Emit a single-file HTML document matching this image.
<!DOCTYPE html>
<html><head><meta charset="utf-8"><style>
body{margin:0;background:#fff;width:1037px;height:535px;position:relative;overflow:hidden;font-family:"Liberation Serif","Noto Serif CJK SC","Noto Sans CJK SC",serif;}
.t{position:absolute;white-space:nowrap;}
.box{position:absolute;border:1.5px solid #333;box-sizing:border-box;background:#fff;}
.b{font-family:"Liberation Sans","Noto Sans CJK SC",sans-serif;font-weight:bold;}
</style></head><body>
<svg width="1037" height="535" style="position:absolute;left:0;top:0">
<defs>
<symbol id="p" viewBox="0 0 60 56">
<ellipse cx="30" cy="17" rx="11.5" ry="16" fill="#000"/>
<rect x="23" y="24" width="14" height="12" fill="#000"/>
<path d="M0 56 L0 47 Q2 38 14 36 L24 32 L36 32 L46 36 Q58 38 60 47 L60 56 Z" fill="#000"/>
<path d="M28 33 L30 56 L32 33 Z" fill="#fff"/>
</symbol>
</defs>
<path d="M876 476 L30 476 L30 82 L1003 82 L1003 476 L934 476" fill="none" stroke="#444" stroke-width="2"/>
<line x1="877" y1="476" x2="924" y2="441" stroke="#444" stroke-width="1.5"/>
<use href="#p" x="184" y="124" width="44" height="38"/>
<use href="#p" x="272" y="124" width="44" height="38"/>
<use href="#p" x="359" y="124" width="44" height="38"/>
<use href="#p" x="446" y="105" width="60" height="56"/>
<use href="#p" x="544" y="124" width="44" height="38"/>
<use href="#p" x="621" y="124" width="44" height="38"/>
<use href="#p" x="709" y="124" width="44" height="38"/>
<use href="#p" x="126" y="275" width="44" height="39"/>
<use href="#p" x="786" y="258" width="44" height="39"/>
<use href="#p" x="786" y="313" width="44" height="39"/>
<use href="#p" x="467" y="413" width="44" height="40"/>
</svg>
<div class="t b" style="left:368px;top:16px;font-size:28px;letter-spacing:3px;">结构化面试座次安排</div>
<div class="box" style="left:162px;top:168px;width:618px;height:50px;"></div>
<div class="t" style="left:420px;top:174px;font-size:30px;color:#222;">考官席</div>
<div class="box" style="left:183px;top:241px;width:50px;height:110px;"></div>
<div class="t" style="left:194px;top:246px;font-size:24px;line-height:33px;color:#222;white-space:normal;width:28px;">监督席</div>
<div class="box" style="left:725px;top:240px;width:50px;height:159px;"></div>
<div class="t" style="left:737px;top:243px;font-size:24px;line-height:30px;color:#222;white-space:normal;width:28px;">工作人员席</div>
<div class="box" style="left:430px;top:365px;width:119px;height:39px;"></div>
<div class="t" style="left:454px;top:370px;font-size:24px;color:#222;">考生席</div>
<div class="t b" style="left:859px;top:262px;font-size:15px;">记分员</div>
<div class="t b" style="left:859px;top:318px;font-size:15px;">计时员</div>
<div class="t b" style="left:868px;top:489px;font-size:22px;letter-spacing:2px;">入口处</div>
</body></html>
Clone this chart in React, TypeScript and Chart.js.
★ ★ ★
Required task: Among the records above, how many lines carry the string "this"? Reply with the number alone.

The reply: 2